• PROMPT
Where a line below holds the string "size", copy that line.

─── SUPPLIED MATERIAL

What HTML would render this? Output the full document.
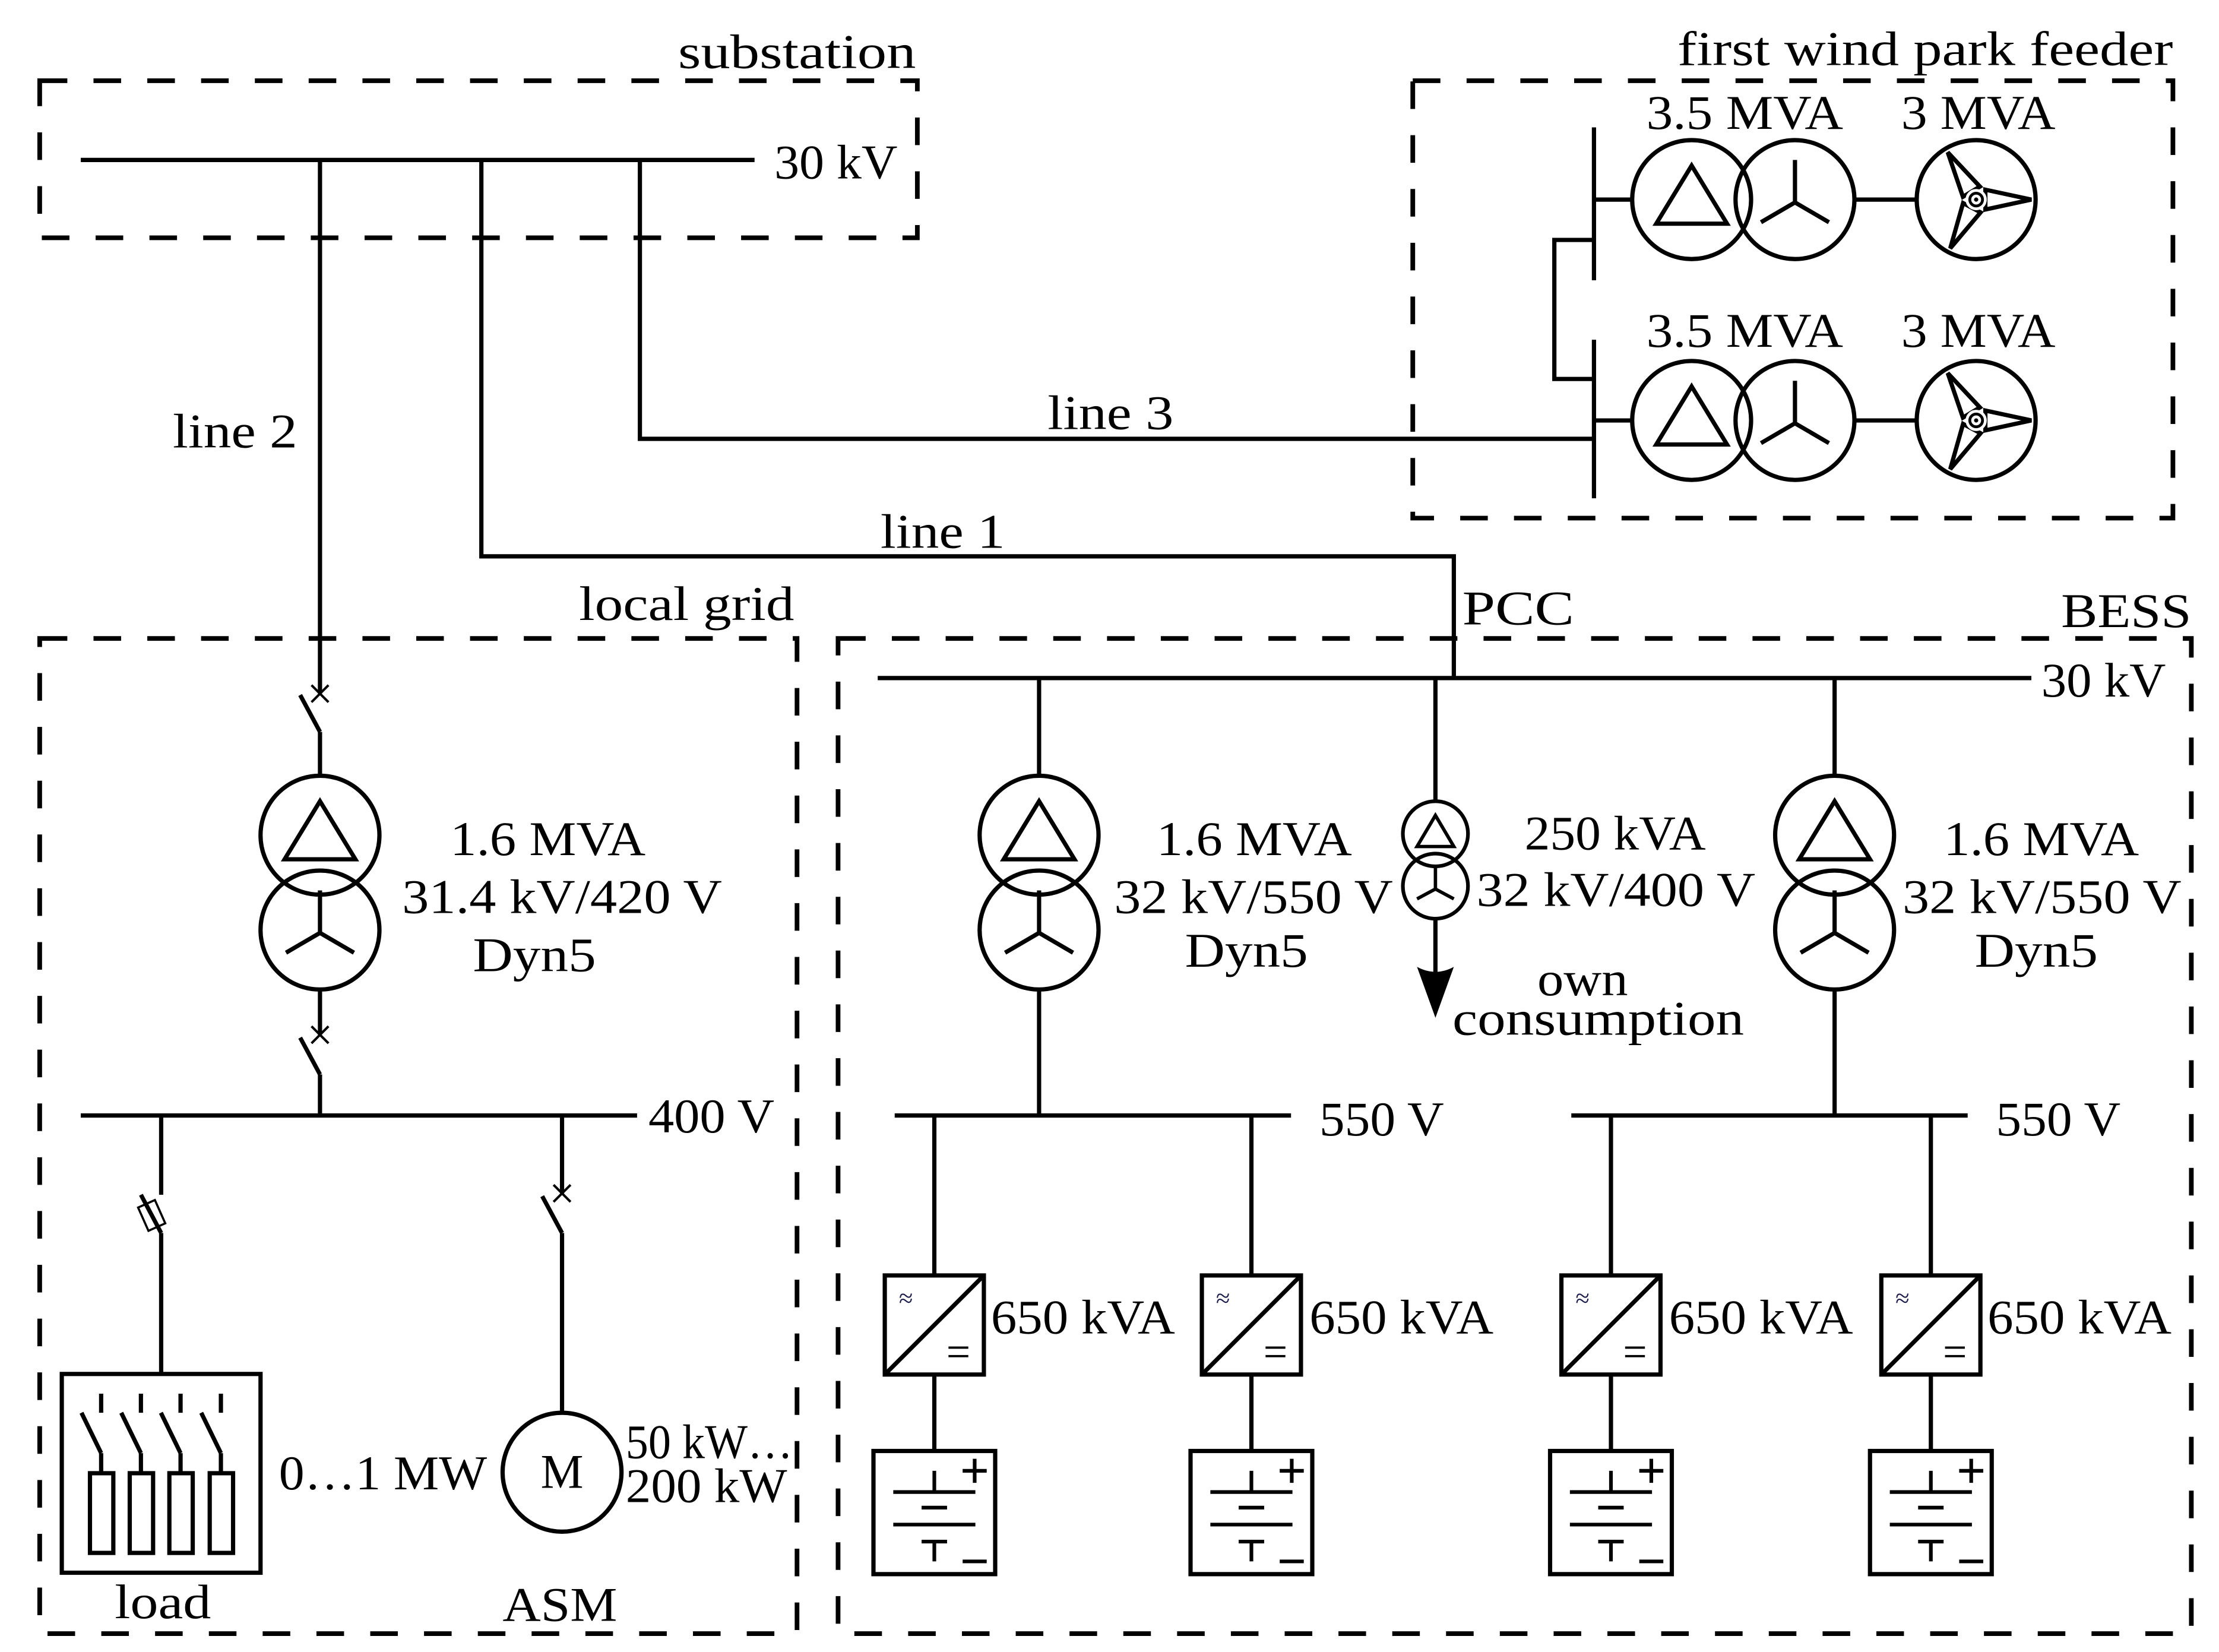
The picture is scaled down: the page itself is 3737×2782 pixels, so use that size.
<!DOCTYPE html>
<html><head><meta charset="utf-8"><style>
html,body{margin:0;padding:0;background:#fff}
svg{display:block}
text{font-family:"Liberation Serif",serif;font-size:34px;fill:#000}
</style></head><body>
<svg width="3737" height="2782" viewBox="0 0 1567.5 1167" xmlns="http://www.w3.org/2000/svg">
<defs>
<g id="inv" fill="none" stroke="#000">
<rect x="0" y="0" width="70" height="70" stroke-width="3"/>
<line x1="0" y1="70" x2="70" y2="0" stroke-width="3"/>
<line x1="45" y1="51" x2="59" y2="51" stroke-width="1.6"/>
<line x1="45" y1="57" x2="59" y2="57" stroke-width="1.6"/>
<text x="10" y="22" style="font-size:18px;fill:#1a1a4a;stroke:none">≈</text>
</g>
<g id="bat" fill="none" stroke="#000" stroke-width="2.6">
<rect x="0" y="0" width="86" height="87" stroke-width="3"/>
<line x1="14" y1="29" x2="72" y2="29"/>
<line x1="43" y1="14" x2="43" y2="29"/>
<line x1="34" y1="40" x2="52" y2="40"/>
<line x1="14" y1="52" x2="72" y2="52"/>
<line x1="34" y1="64" x2="52" y2="64"/>
<line x1="43" y1="64" x2="43" y2="78"/>
<line x1="63" y1="14" x2="80" y2="14"/>
<line x1="71.5" y1="5.5" x2="71.5" y2="22.5"/>
<line x1="63" y1="78" x2="80" y2="78"/>
</g>
<g id="delta" fill="none" stroke="#000" stroke-width="3">
<circle cx="0" cy="0" r="42"/>
<polygon points="0,-24 25,17 -25,17"/>
</g>
<g id="star" fill="none" stroke="#000" stroke-width="3">
<circle cx="0" cy="0" r="42"/>
<line x1="0" y1="2" x2="0" y2="-28"/>
<line x1="0" y1="2" x2="-24" y2="16"/>
<line x1="0" y1="2" x2="24" y2="16"/>
</g>
<g id="wind" fill="none" stroke="#000" stroke-width="3">
<circle cx="0" cy="0" r="42"/>
<polygon points="6.5,-7 39,0 6.5,7"/>
<polygon points="6.5,-7 39,0 6.5,7" transform="rotate(-121)"/>
<polygon points="6.5,-7 39,0 6.5,7" transform="rotate(118)"/>
<circle cx="0" cy="0" r="5.5" fill="#fff" stroke="#fff" stroke-width="4"/>
<circle cx="0" cy="0" r="4.5" stroke-width="2"/>
<circle cx="0" cy="0" r="1" fill="#000" stroke-width="1"/>
</g>
</defs>

<!-- dashed boxes -->
<g fill="none" stroke="#000" stroke-width="3.3" stroke-dasharray="19.5 18.5">
<rect x="28" y="57" width="620" height="111"/>
<rect x="998" y="57" width="537" height="309"/>
<rect x="28" y="451" width="535" height="703"/>
<rect x="592" y="451" width="956" height="703"/>
</g>

<g stroke="#000" stroke-width="3" fill="none">
<!-- substation -->
<line x1="57" y1="113" x2="533" y2="113"/>
<line x1="226" y1="113" x2="226" y2="490"/>
<polyline points="340,113 340,393 1027,393 1027,479"/>
<polyline points="452,113 452,310 1126,310"/>
<!-- wind park -->
<line x1="1126" y1="90" x2="1126" y2="198"/>
<line x1="1126" y1="240" x2="1126" y2="352"/>
<polyline points="1126,169.5 1098,169.5 1098,267.7 1126,267.7"/>
<line x1="1126" y1="141" x2="1153" y2="141"/>
<line x1="1126" y1="297" x2="1153" y2="297"/>
<line x1="1310" y1="141" x2="1354" y2="141"/>
<line x1="1310" y1="297" x2="1354" y2="297"/>
</g>
<use href="#delta" x="1195" y="141"/><use href="#star" x="1268" y="141"/><use href="#wind" x="1396" y="141"/>
<use href="#delta" x="1195" y="297"/><use href="#star" x="1268" y="297"/><use href="#wind" x="1396" y="297"/>

<!-- local grid -->
<g stroke="#000" stroke-width="3" fill="none">
<line x1="212" y1="491" x2="226" y2="517"/>
<line x1="226" y1="517" x2="226" y2="548"/>
<line x1="226" y1="699" x2="226" y2="731"/>
<line x1="212" y1="733" x2="226" y2="759"/>
<line x1="226" y1="759" x2="226" y2="788"/>
<line x1="57" y1="788" x2="450" y2="788"/>
<line x1="113.8" y1="788" x2="113.8" y2="844"/>
<line x1="99.5" y1="844" x2="113.8" y2="871"/>
<line x1="113.8" y1="871" x2="113.8" y2="970"/>
<line x1="397" y1="788" x2="397" y2="843"/>
<line x1="383" y1="845" x2="397" y2="871"/>
<line x1="397" y1="871" x2="397" y2="998"/>
<circle cx="397" cy="1040" r="42"/>
<rect x="43.6" y="970.6" width="140.4" height="140.4"/>
</g>
<g stroke="#000" stroke-width="1.7">
<line x1="220" y1="484" x2="232" y2="496"/><line x1="232" y1="484" x2="220" y2="496"/>
<line x1="220" y1="725" x2="232" y2="737"/><line x1="232" y1="725" x2="220" y2="737"/>
<line x1="391" y1="837" x2="403" y2="849"/><line x1="403" y1="837" x2="391" y2="849"/>
</g>
<rect x="100.6" y="849.6" width="13" height="18" fill="none" stroke="#000" stroke-width="1.5" transform="rotate(-24 107.1 858.6)"/>
<g stroke="#000" stroke-width="3" fill="none">
<line x1="71.4" y1="984.5" x2="71.4" y2="998"/><line x1="57.5" y1="998" x2="71.4" y2="1026.5"/><line x1="71.4" y1="1026.5" x2="71.4" y2="1040.7"/>
<line x1="99.5" y1="984.5" x2="99.5" y2="998"/><line x1="85.6" y1="998" x2="99.5" y2="1026.5"/><line x1="99.5" y1="1026.5" x2="99.5" y2="1040.7"/>
<line x1="127.5" y1="984.5" x2="127.5" y2="998"/><line x1="113.6" y1="998" x2="127.5" y2="1026.5"/><line x1="127.5" y1="1026.5" x2="127.5" y2="1040.7"/>
<line x1="156" y1="984.5" x2="156" y2="998"/><line x1="142.1" y1="998" x2="156" y2="1026.5"/><line x1="156" y1="1026.5" x2="156" y2="1040.7"/>
<rect x="63.5" y="1040.7" width="16.5" height="56.3"/>
<rect x="91.6" y="1040.7" width="16.5" height="56.3"/>
<rect x="119.6" y="1040.7" width="16.5" height="56.3"/>
<rect x="148.1" y="1040.7" width="16.5" height="56.3"/>
</g>
<use href="#delta" x="226" y="590"/><use href="#star" x="226" y="657"/>

<!-- BESS -->
<g stroke="#000" stroke-width="3" fill="none">
<line x1="620" y1="479" x2="1435" y2="479"/>
<line x1="734" y1="479" x2="734" y2="548"/>
<line x1="734" y1="699" x2="734" y2="788"/>
<line x1="1296" y1="479" x2="1296" y2="548"/>
<line x1="1296" y1="699" x2="1296" y2="788"/>
<line x1="1014" y1="479" x2="1014" y2="566"/>
<line x1="1014" y1="649" x2="1014" y2="700"/>
<line x1="632" y1="788" x2="912" y2="788"/>
<line x1="1110" y1="788" x2="1390" y2="788"/>
<line x1="660" y1="788" x2="660" y2="901"/><line x1="660" y1="971" x2="660" y2="1025"/>
<line x1="884" y1="788" x2="884" y2="901"/><line x1="884" y1="971" x2="884" y2="1025"/>
<line x1="1138" y1="788" x2="1138" y2="901"/><line x1="1138" y1="971" x2="1138" y2="1025"/>
<line x1="1364" y1="788" x2="1364" y2="901"/><line x1="1364" y1="971" x2="1364" y2="1025"/>
<circle cx="1014" cy="589" r="23" stroke-width="2.6"/>
<circle cx="1014" cy="626" r="23" stroke-width="2.6"/>
<polygon points="1014,576 1027,598 1001,598" stroke-width="2.4"/>
<line x1="1014" y1="628" x2="1014" y2="613" stroke-width="2.4"/>
<line x1="1014" y1="628" x2="1001" y2="635" stroke-width="2.4"/>
<line x1="1014" y1="628" x2="1027" y2="635" stroke-width="2.4"/>
</g>
<path d="M1014,719 L1001,683 Q1014,690 1027,683 Z" fill="#000"/>
<use href="#delta" x="734" y="590"/><use href="#star" x="734" y="657"/>
<use href="#delta" x="1296" y="590"/><use href="#star" x="1296" y="657"/>
<use href="#inv" x="625" y="901"/><use href="#inv" x="849" y="901"/><use href="#inv" x="1103" y="901"/><use href="#inv" x="1329" y="901"/>
<use href="#bat" x="617" y="1025"/><use href="#bat" x="841" y="1025"/><use href="#bat" x="1095" y="1025"/><use href="#bat" x="1321" y="1025"/>

<!-- texts -->
<text x="479" y="48" textLength="168" lengthAdjust="spacingAndGlyphs">substation</text>
<text x="1185" y="46" textLength="350" lengthAdjust="spacingAndGlyphs">first wind park feeder</text>
<text x="547" y="126" textLength="87" lengthAdjust="spacingAndGlyphs">30 kV</text>
<text x="122" y="316" textLength="88" lengthAdjust="spacingAndGlyphs">line 2</text>
<text x="740" y="303" textLength="89" lengthAdjust="spacingAndGlyphs">line 3</text>
<text x="622" y="387" textLength="88" lengthAdjust="spacingAndGlyphs">line 1</text>
<text x="1163" y="91" textLength="139" lengthAdjust="spacingAndGlyphs">3.5 MVA</text>
<text x="1343" y="91" textLength="109" lengthAdjust="spacingAndGlyphs">3 MVA</text>
<text x="1163" y="245" textLength="139" lengthAdjust="spacingAndGlyphs">3.5 MVA</text>
<text x="1343" y="245" textLength="109" lengthAdjust="spacingAndGlyphs">3 MVA</text>
<text x="409" y="438" textLength="152" lengthAdjust="spacingAndGlyphs">local grid</text>
<text x="1033" y="441" textLength="79" lengthAdjust="spacingAndGlyphs">PCC</text>
<text x="1456" y="443" textLength="92" lengthAdjust="spacingAndGlyphs">BESS</text>
<text x="1442" y="492" textLength="88" lengthAdjust="spacingAndGlyphs">30 kV</text>
<text x="318" y="604" textLength="138" lengthAdjust="spacingAndGlyphs">1.6 MVA</text>
<text x="284" y="645" textLength="226" lengthAdjust="spacingAndGlyphs">31.4 kV/420 V</text>
<text x="334" y="686" textLength="87" lengthAdjust="spacingAndGlyphs">Dyn5</text>
<text x="458" y="800" textLength="89" lengthAdjust="spacingAndGlyphs">400 V</text>
<text x="197" y="1052" textLength="147" lengthAdjust="spacingAndGlyphs">0…1 MW</text>
<text x="397" y="1051" text-anchor="middle">M</text>
<text x="442" y="1030" textLength="118" lengthAdjust="spacingAndGlyphs">50 kW…</text>
<text x="442" y="1061" textLength="114" lengthAdjust="spacingAndGlyphs">200 kW</text>
<text x="81" y="1143" textLength="68" lengthAdjust="spacingAndGlyphs">load</text>
<text x="355" y="1145" textLength="81" lengthAdjust="spacingAndGlyphs">ASM</text>
<text x="817" y="604" textLength="138" lengthAdjust="spacingAndGlyphs">1.6 MVA</text>
<text x="787" y="645" textLength="197" lengthAdjust="spacingAndGlyphs">32 kV/550 V</text>
<text x="837" y="683" textLength="87" lengthAdjust="spacingAndGlyphs">Dyn5</text>
<text x="1077" y="600" textLength="128" lengthAdjust="spacingAndGlyphs">250 kVA</text>
<text x="1043" y="640" textLength="197" lengthAdjust="spacingAndGlyphs">32 kV/400 V</text>
<text x="1086" y="703" textLength="64" lengthAdjust="spacingAndGlyphs">own</text>
<text x="1026" y="731" textLength="206" lengthAdjust="spacingAndGlyphs">consumption</text>
<text x="1373" y="604" textLength="138" lengthAdjust="spacingAndGlyphs">1.6 MVA</text>
<text x="1344" y="645" textLength="197" lengthAdjust="spacingAndGlyphs">32 kV/550 V</text>
<text x="1395" y="683" textLength="87" lengthAdjust="spacingAndGlyphs">Dyn5</text>
<text x="932" y="802" textLength="88" lengthAdjust="spacingAndGlyphs">550 V</text>
<text x="1410" y="802" textLength="88" lengthAdjust="spacingAndGlyphs">550 V</text>
<text x="700" y="942" textLength="130" lengthAdjust="spacingAndGlyphs">650 kVA</text>
<text x="925" y="942" textLength="130" lengthAdjust="spacingAndGlyphs">650 kVA</text>
<text x="1179" y="942" textLength="130" lengthAdjust="spacingAndGlyphs">650 kVA</text>
<text x="1404" y="942" textLength="130" lengthAdjust="spacingAndGlyphs">650 kVA</text>
</svg>
</body></html>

──────

• TASK SOLUTION
The picture is scaled down: the page itself is 3737×2782 pixels, so use that size.
text{font-family:"Liberation Serif",serif;font-size:34px;fill:#000}
<text x="10" y="22" style="font-size:18px;fill:#1a1a4a;stroke:none">≈</text>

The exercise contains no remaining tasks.